Pour conclure sur le volet des combats, je noterai, à l'opposé de certains critiques que je qualifie sans hésiter de mauvaise foi étant donné les jeux qu’ils prétendent profonds au niveau du gameplay, que The Last Story est une quasi révolution et une leçon de jeu vidéo pour tous les développeurs d'action-RPG qui devraient en prendre de la graine. Malgré ses défauts sur lesquels j'ai chipoté, il faut garder à l'esprit que peu (aucun ?) des autres jeux ne les a pas, et souvent ils font pire.

Parlons un peu d'aventure désormais, le point assurément le plus important d'un jeu Sakaguchi et qui faisait autre fois de Final Fantasy une série à part dans le monde du JRPG.
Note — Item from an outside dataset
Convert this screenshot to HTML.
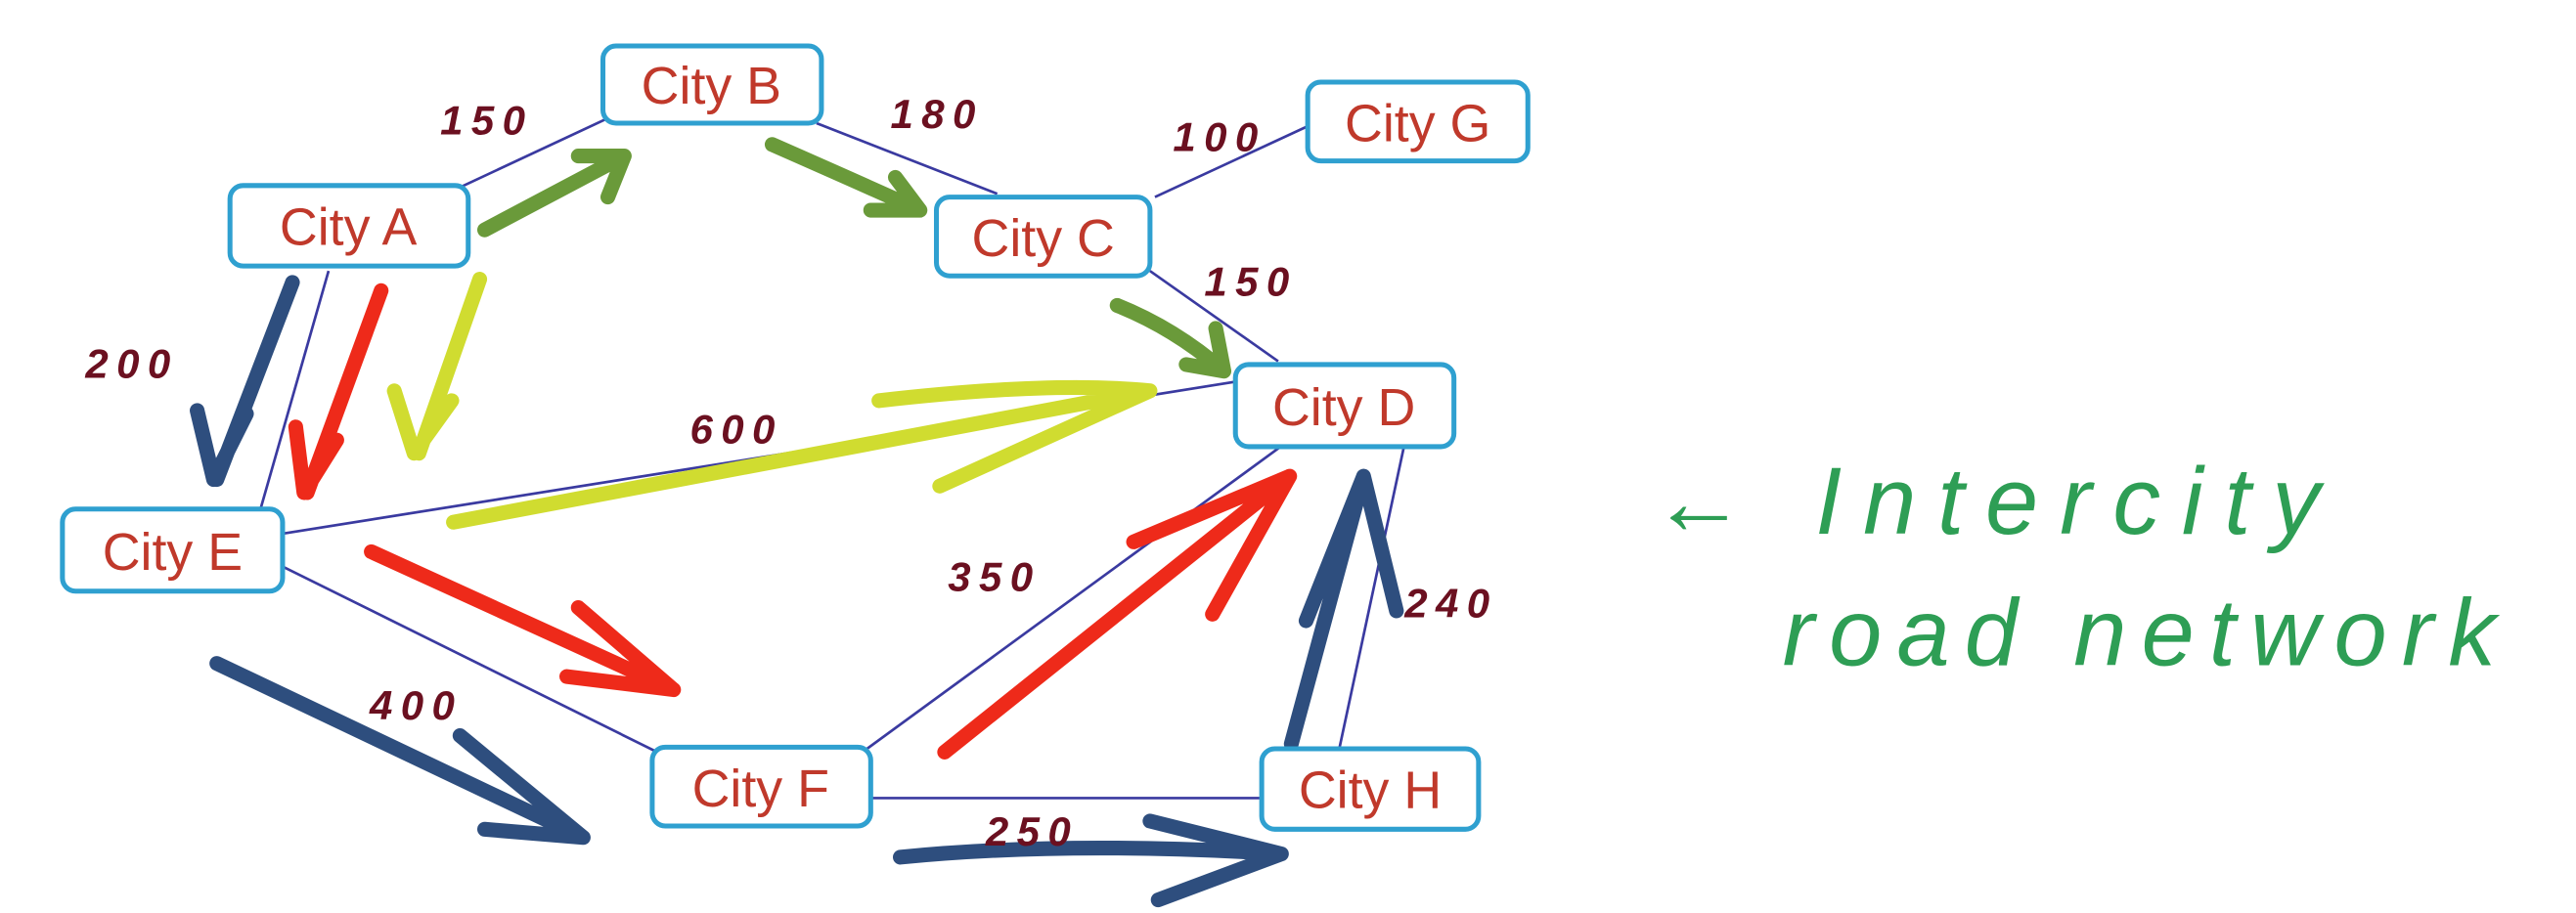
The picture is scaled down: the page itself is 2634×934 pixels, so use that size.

La grande caractéristique de la narration de Sakaguchi et qui contribue énormément à la puissance de l'émotion qui se dégage de ses jeux est la mise en scène qui est ici à la hauteur des attentes. Les scènes clés du jeu sont comme toujours de véritables symphonies avec les musiques somptueuses d'Uemastu et la mise en scène de Sakaguchi qui chantent d'une même voix, toujours sur la même longueur d'ondes, toujours à mettre en avant les subtilités de chaque moment et de chaque plan, même si ici le travail semble un peu moins subtil que dans Lost Odyssey ou dans les Final Fantasy PS1. Je suspecte ici Nintendo qui, selon les dires de Sakaguchi, aurait demandé des changements de fond sur le jeu, notamment sur un aspect sombre que l'on sent un peu refoulé et qui aurait sans doute apporté un éclairage différent sur l'aventure qui est ici plus unilatérale dans son interprétation.
The Last Story mélange ainsi les acquis de mise en scène des FF PS1 avec la simplicité et la pure chevaleresque des premiers opus de la fameuse série. Il est à noter que l'animation faciale est moins fine que dans Lost Odyssey, et c'est un peu dommage mais si le jeu reste dans le haut du panier pour de la Wii sur ce point.
Au niveau de l'ambiance, The Last Story a un côté plus féerique à la Nintendo voire Disney avec des idéaux moins remis en cause que dans Lost Odyssey ou FF VIII, des moments de magie enfantine (comme l'escapade "Aladinesque" dans les rues de Lazulis avec une certaine jeune fille...) et un esprit plus optimiste et gentillet. Les éléments de narration sont ici davantage ceux de l'épopée courtoise mais n'hésitent pas tout de même à aborder des aspects plus tragiques et adultes, souvent sous-entendus. Les aspects les plus sombres ne sont pas développés et cela est parfois un peu frustrant, néanmoins cette magie brute a aussi son charme et n'est pas dénuée de corps.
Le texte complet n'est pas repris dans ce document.